The upside of hourly is you might pay less in attorneys’ fee, especially if the case settles early in the lawsuit process. Keep in mind, cases rarely settle early. But if your case is concluded quickly, then hourly may be far less costly. It all depends on the facts and circumstances of your case.
Why Letters Don’t Work
Now let’s talk about letter writing. Often, a potential client will ask if we can just send a letter to the bad Trustee. The assumption is that a letter from a lawyer will magically cause the bad Trustee to do the right thing. Nothing could be further from the truth, unfortunately. We have written many letters in our two decades of helping beneficiaries. Of the hundreds and hundreds of cases we have handled, a simple letter worked less than five times. In other words, letters simply do you no good. Why?
It is all too easy for a bad Trustee to ignore a letter.

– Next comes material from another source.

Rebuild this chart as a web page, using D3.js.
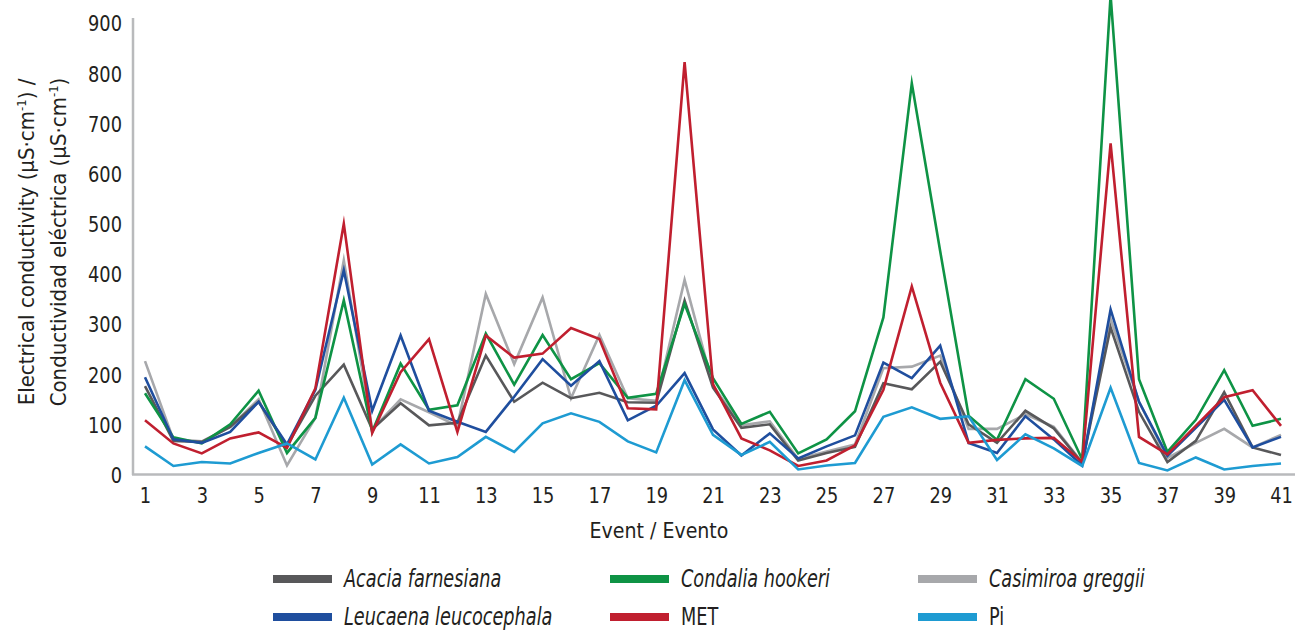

Even if the letter comes from a lawyer, the bad Trustee can simply throw it in the waste bin. There are no negative consequences from ignoring a letter. The only real risk is receiving another harsh letter. So what?
Compare that to serving your Trustee with a robust lawsuit. That will certainly get the Trustee’s attention. And once you file a lawsuit in court, now you can use the subpoena power to obtain bank and brokerage statements directly from the financial institutions. And best of all, the Trustee will know that their day of reckoning is coming. They will be forced at some point to appear before a judge and answer for their actions. There’s just no comparison. A lawsuit gets results, a letter does not.
If you want to fight against your bad Trustee, then you need to hire a good law firm and get to work.